This function has local minima, corresponding to associated generalized patent vals. The minima occur for values of x which are the Tenney-Euclidean tunings of the octaves of the associated vals, while ξ for these minima is the square of the Tenney-Euclidean relative error of the val - equal to the TE error times the TE complexity, and sometimes known as "TE simple badness."

Now suppose we don't want a formula for any specific prime limit, but which applies to all primes. We can't take the above sum to infinity, since it doesn't converge. However, we could change the weighting factor to a power so that it does converge:

[math]\sum_2^\infty \frac{||x \log_2 q||^2}{q^s}[/math]

If s is greater than one, this does converge. However, we might want to make a few adjustments. For one thing, if the error is low enough that the tuning is consistent, then the error of the square of a prime is twice that of the prime, of the cube tripled, and so forth until the error becomes inconsistent. When the weighting uses logarithms and error measures are consistent, then the logarithmic weighting cancels this effect out, so we might consider that prime powers were implicitly included in the Tenney-Euclidean measure. We can go ahead and include them by adding a factor of 1/n for each prime power p^n. A somewhat peculiar but useful way to write the result of doing this is in terms of the Von Mangoldt function, an arithmetic function on positive integers which is equal to ln p on prime powers p^n, and is zero elsewhere. This is written using a capital lambda, as Λ(n), and in terms of it we can include prime powers in our error function as

[math]\sum_1^\infty \frac{\Lambda(n)}{\ln n} \frac{||x \log_2 n||^2}{n^s}[/math]

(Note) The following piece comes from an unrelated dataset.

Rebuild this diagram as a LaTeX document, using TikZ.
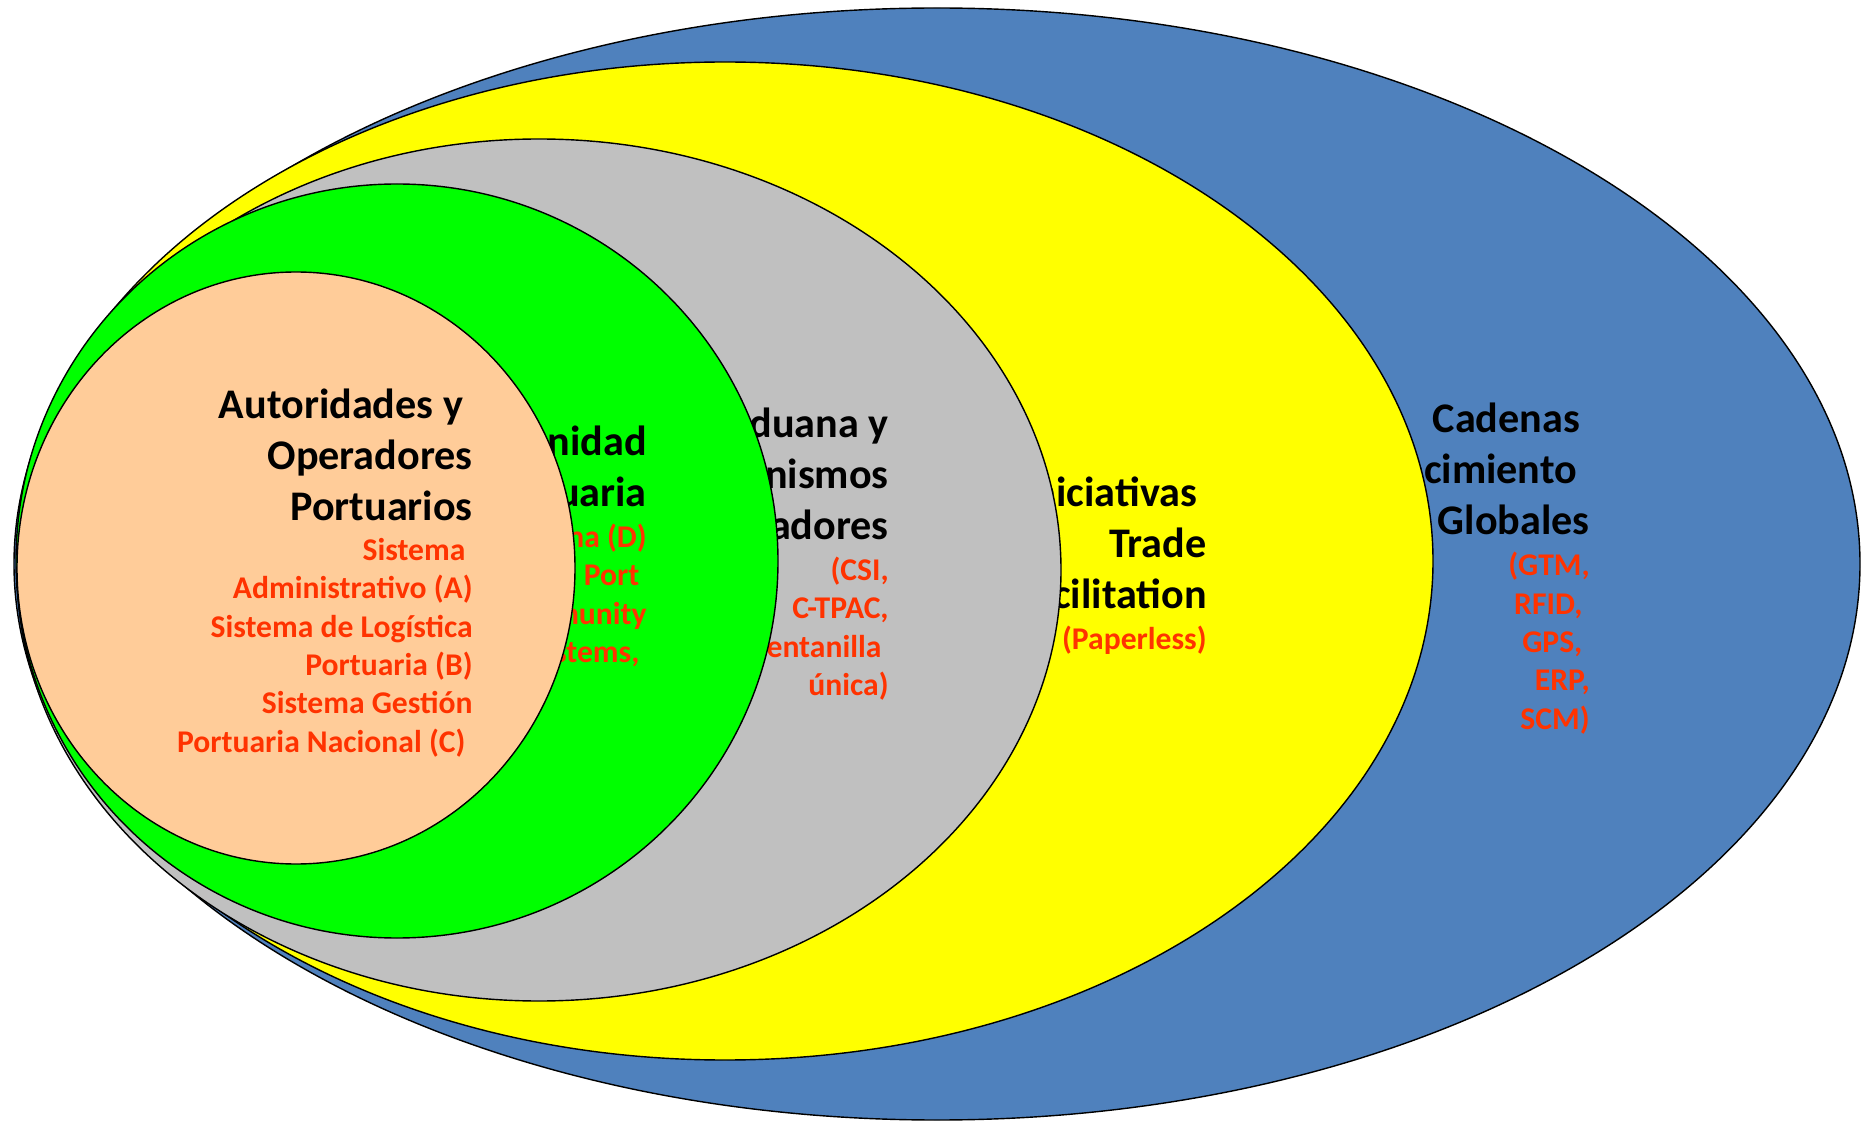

where the summation is taken formally over all positive integers, though only the primes and prime powers make a nonzero contribution.

Another consequence of the above definition which might be objected to is that it results in a function with a discontinuous derivative, whereas a smooth function be preferred. The function ||x||^2 is quadratically increasing near integer values of x, and is periodic with period 1. Another function with these same properties is 1 - cos(2πx), which is a smooth and in fact an entire function. Let us therefore now define for any s > 1

[math]E_s(x) = \sum_1^\infty \frac{\Lambda(n)}{\ln n} \frac{1 - \cos(2 \pi x \log_2 n)}{n^s}[/math]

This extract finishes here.